Monday 19 April 2010

Two SQL tips

Here's something that I've overlooked but naturally managed to get right (most of the time) when writing SQL commands - the order of the statements. This is how it should be done:

select ...
    from ...
        where ...
            group by ...
                having ...
                    order by ...;

It might seem obvious but it is important to remember it. Here are two sayings that make it easy to remember the order:

Some French Workers Glue Hardwood Often.
San Francisco, Where The Greatful Dead Heads Originated.
 
In case you're wondering, I didn't come up with those.
 
Another tip with SQL, is that when you use UNION, the statements coming after the WHERE clause must come after the last SQL SELECT and WHERE statement. This is how to write it properly:
 
SELECT id, name, password, 'Student' AS position FROM students
WHERE username LIKE '%ar%'
UNION
SELECT id, name, password, 'Staff' AS position FROM staff
WHERE username LIKE '%ar%' 
ORDER BY position;
 
This makes the whole dataset ordered by position. If you try to order individual SELECTs it will throw an error.

Wednesday 14 April 2010

Some SAS Snippets

Don't show the current date on reports:

options nodate;

To load/import SAS datasets (sas7bdat files) you tell SAS about the library (folder) which they're in:

libname Morty "Z:\path\to\Dummy Data\";

This will create a library icon that will show up on the left in the library explorer. I want to copy the files to my work folder using more manageable names:

data Dec09;
    set Morty.cybdec09;
run;
data Jan10;
    set Morty.cybjan10;
run;
data Feb10;
    set Morty.cybfeb10;
run;

Next, I plan to merge the datasets into a single table by a mutual variable (column) name, Account_no, but I need to sort the datasets by that before merging.

proc sort data=Dec09;
    by Account_no;
run;
proc sort data=Jan10;
    by Account_no;
run;
proc sort data=Feb10;
    by Account_no;
run;


data allmort;
    merge Dec09 Jan10 Feb10;
    by Account_no;
run;

What if I want to insert Datalines as CSV (delimited by commas) by hand instead of the horrible default manual space-padded SAS format:

data trydel;
    input usrname $ finger_count;
    infile datalines delimiter=",";
    datalines;
Adam, 10
Bob, 11
Chris, 9
Dan, 10
Eddy, 12
Fred, 10
Gary, 7
Hugh, 5
Ian, 10
Joe, 10
Kev, 10
Lee, 10
Mike, 9
Norm, 10
Otis, 8
Pat, 9
;
run;
 
Sort that data by a variable (column):
 
proc sort data=trydel;
    title "Everybody by finger count";
    by DESCENDING finger_count DESCENDING usrname;
run;

SAS proc sort-by arguments are not seperated with commas and you should type DESCENDING in full and before the variable (column) name, unlike SQL where DESC and ASC are sufficient as acronyms and it comes after the variable name. Also the SAS keyword ASCENDING doesn't exist! It sorts ascending by default.

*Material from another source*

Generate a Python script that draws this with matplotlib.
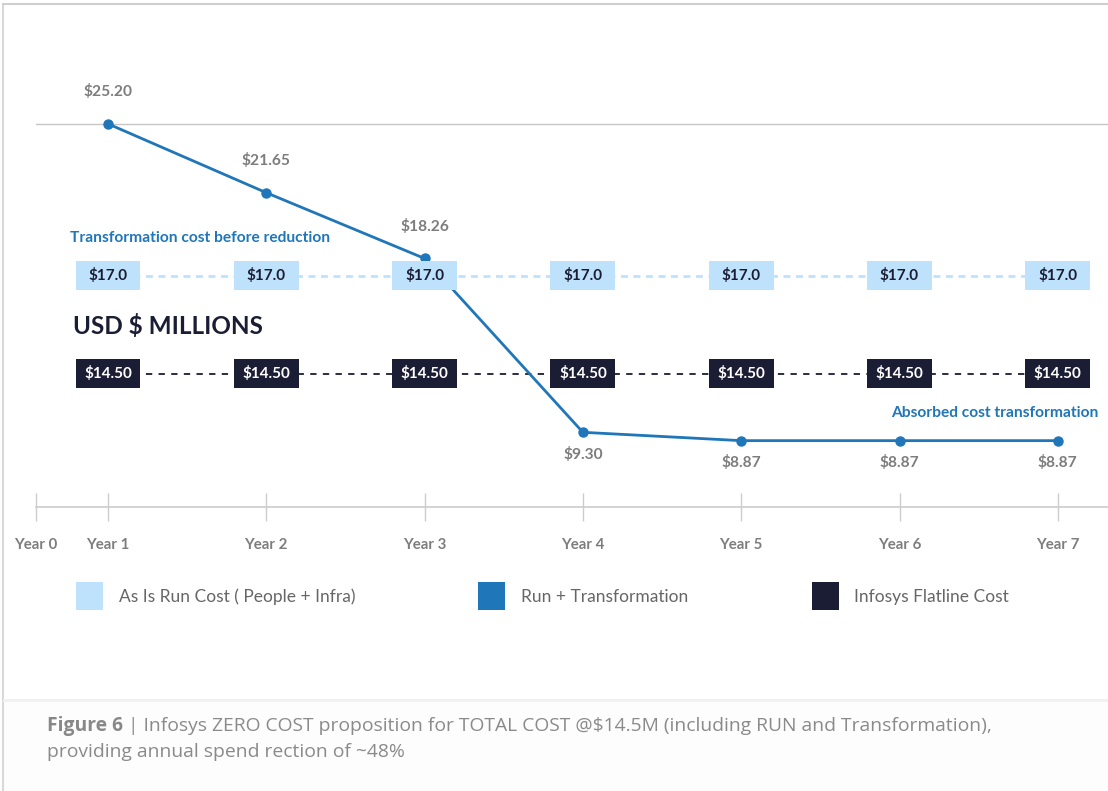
import matplotlib.pyplot as plt
from matplotlib.patches import Rectangle, Patch
from matplotlib.lines import Line2D
from matplotlib.text import Annotation

plt.rcParams['font.family'] = ['Lato', 'DejaVu Sans']

# data
years = [1, 2, 3, 4, 5, 6, 7]
year_labels = ['Year 0', 'Year 1', 'Year 2', 'Year 3', 'Year 4', 'Year 5', 'Year 6', 'Year 7']
run_transform = [25.20, 21.65, 18.26, 9.30, 8.87, 8.87, 8.87]
as_is_cost = [17.0] * 7
flatline_cost = [14.50] * 7
legend_labels = ['As Is Run Cost ( People + Infra)', 'Run + Transformation', 'Infosys Flatline Cost']

LIGHT = '#bfe2fc'
BLUE = '#1f76b9'
NAVY = '#1a1d33'
GREY = '#7d7d7d'

W, H = 1108, 791
fig = plt.figure(figsize=(W / 100, H / 100), dpi=100)
fig.patch.set_facecolor('white')

# frame and caption strip
fig.add_artist(Line2D([3 / W, 3 / W], [0, 1 - 4 / H], color='#d9d9d9', lw=1.5))
fig.add_artist(Line2D([3 / W, 1], [1 - 4 / H, 1 - 4 / H], color='#cfcfcf', lw=1.5))
fig.add_artist(Rectangle((4 / W, 0), 1, 1 - 700 / H, facecolor='#fdfdfd', edgecolor='none'))
fig.add_artist(Line2D([4 / W, 1], [1 - 700 / H, 1 - 700 / H], color='#f0f0f0', lw=2))

# axes placed so the axis line sits where the reference has it
left_px, right_px, top_px, bot_px = 36, 1108, 60, 507
ax = fig.add_axes([left_px / W, 1 - bot_px / H, (right_px - left_px) / W, (bot_px - top_px) / H])
ax2 = ax.twinx()
ax2.set_zorder(ax.get_zorder() - 1)
ax.patch.set_visible(False)

px_per_year = 158.3
x0 = 1 - (108 - left_px) / px_per_year
x1 = 1 + (right_px - 108) / px_per_year
ax.set_xlim(x0, x1)
ax.set_ylim(5.45, 28.49)
b_lo, b_hi = 11.107, 22.51
ax2.set_ylim(b_lo, b_hi)

for a in (ax, ax2):
    for s in ['top', 'left', 'right']:
        a.spines[s].set_visible(False)
    a.set_yticks([])
ax.spines['bottom'].set_color('#cccccc')
ax.spines['bottom'].set_linewidth(1.2)
ax2.spines['bottom'].set_visible(False)

ax.set_xticks([x0] + years)
ax.set_xticklabels(year_labels)
ax.tick_params(axis='x', direction='inout', length=20, width=1, color='#cccccc',
               labelsize=10.8, labelcolor=GREY, pad=12)
for t in ax.get_xticklabels():
    t.set_fontweight('bold')

# top reference line at the starting cost
ax.axhline(max(run_transform), color='#c6c6c6', lw=1, zorder=1)

# reference bands on the twin axis
bw, bh = 0.41, 0.74
ax2.plot(years, as_is_cost, color=LIGHT, lw=2, ls=(0, (2.5, 2)), zorder=1)
ax2.plot(years, flatline_cost, color=NAVY, lw=1.3, ls=(0, (3.5, 3.5)), zorder=1)
for x, v in zip(years, flatline_cost):
    ax2.add_patch(Rectangle((x - bw / 2, v - bh / 2), bw, bh, facecolor=NAVY, zorder=2))
    ax2.text(x, v, f'${v:.2f}', color='white', fontsize=11, fontweight='bold',
             ha='center', va='center', zorder=3)

# main line
ax.plot(years, run_transform, color=BLUE, lw=2, marker='o', ms=6.5, zorder=4)
for i, (x, v) in enumerate(zip(years, run_transform)):
    dy = 23 if i < 3 else -16
    ax.annotate(f'${v:.2f}', (x, v), xytext=(0, dy), textcoords='offset points',
                ha='center', va='center', color=GREY, fontsize=11.2, fontweight='bold')

# light boxes sit above the line
span = b_hi - b_lo
for x, v in zip(years, as_is_cost):
    y = (v - b_lo) / span
    ax.add_patch(Rectangle((x - bw / 2, y - bh / span / 2), bw, bh / span,
                           transform=ax.get_xaxis_transform(), facecolor=LIGHT, zorder=5))
    ax.text(x, y, f'${v:.1f}', transform=ax.get_xaxis_transform(), color=NAVY,
            fontsize=11, fontweight='bold', ha='center', va='center', zorder=6)

fig.text(70 / W, 1 - 238 / H, 'Transformation cost before reduction', color=BLUE,
         fontsize=11.2, fontweight='bold', va='center')
fig.text(73 / W, 1 - 326 / H, 'USD $ MILLIONS', color=NAVY, fontsize=17.5,
         fontweight='bold', va='center')
fig.text(1098 / W, 1 - 413 / H, 'Absorbed cost transformation', color=BLUE,
         fontsize=11.2, fontweight='bold', va='center', ha='right')

handles = [Patch(facecolor=LIGHT), Patch(facecolor=BLUE), Patch(facecolor=NAVY)]
fig.legend(handles, legend_labels, loc='center left', bbox_to_anchor=(76 / W, 1 - 596 / H),
           ncol=3, frameon=False, fontsize=12.5, labelcolor='#666666',
           handlelength=1.555, handleheight=2.02, handletextpad=0.9, columnspacing=7.1,
           borderpad=0, borderaxespad=0)

# caption
cap_font = ['Open Sans', 'DejaVu Sans']
cap = fig.text(47 / W, 1 - 726 / H, 'Figure 6', color='#888888', fontsize=13.9,
               fontweight='bold', va='center', family=cap_font)
rest = Annotation(' | Infosys ZERO COST proposition for TOTAL COST @$14.5M '
                  '(including RUN and Transformation),', xy=(1, 0.5), xycoords=cap,
                  va='center', ha='left', color='#8a8a8a', fontsize=13.9, family=cap_font)
fig.add_artist(rest)
fig.text(47 / W, 1 - 752 / H, 'providing annual spend rection of ~48%', color='#8a8a8a',
         fontsize=13.9, va='center', family=cap_font)

fig.savefig('out.png', dpi=100)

Make a standard report without SQL:

proc print data=trydel noobs;
    title "More than 8 Fingers";
    where finger_count > 8;
run;

"Noobs" (NO OBServation count) makes sure that the SAS report doesn't show a row count next to the data.

Now use SQL to get the data you need:

proc sql;
    title "SQL Where Names gt Bob";
    SELECT usrname, finger_count format=z2.
    FROM Work.trydel WHERE usrname > "Bob"
    ORDER BY finger_count DESC, usrname DESC;
quit;

Note that the library name Work (or wherever your dataset is), has to be explicitly named before the dataset (table) name, like so: Work.dataset. (Library.Table).
Also note the "format=z2." part. It formats the number with leading zeros, so instead of showing 7, 9, 11, 10, it will show 07, 09, 11, 10. Of course, you need to find out how many digits to set, so if you wanted to show more leading zeros, put a larger number after z.

Another thing that is different is the string length checking SQL function, often named STRLEN in other diallects. In SAS it's just "LENGTH". Usage: SELECT * FROM table WHERE LENGTH(usrname) > 2.

Other useful Proc SQL functions include IS NULL / IS NOT NULL and IS MISSING / IS NOT MISSING.

This is a good resource: http://en.wikiversity.org/wiki/Data_Analysis_using_the_SAS_Language

Monday 5 April 2010

I have a job now!

I am employed now! After what feels like forever, about a year and a half of searching! I'm well pleased. It's at the Leeds Yorkshire Bank head offices. Thankfully, they had faith in this graduate and gave him a chance - more organizations aught to do that with graduates.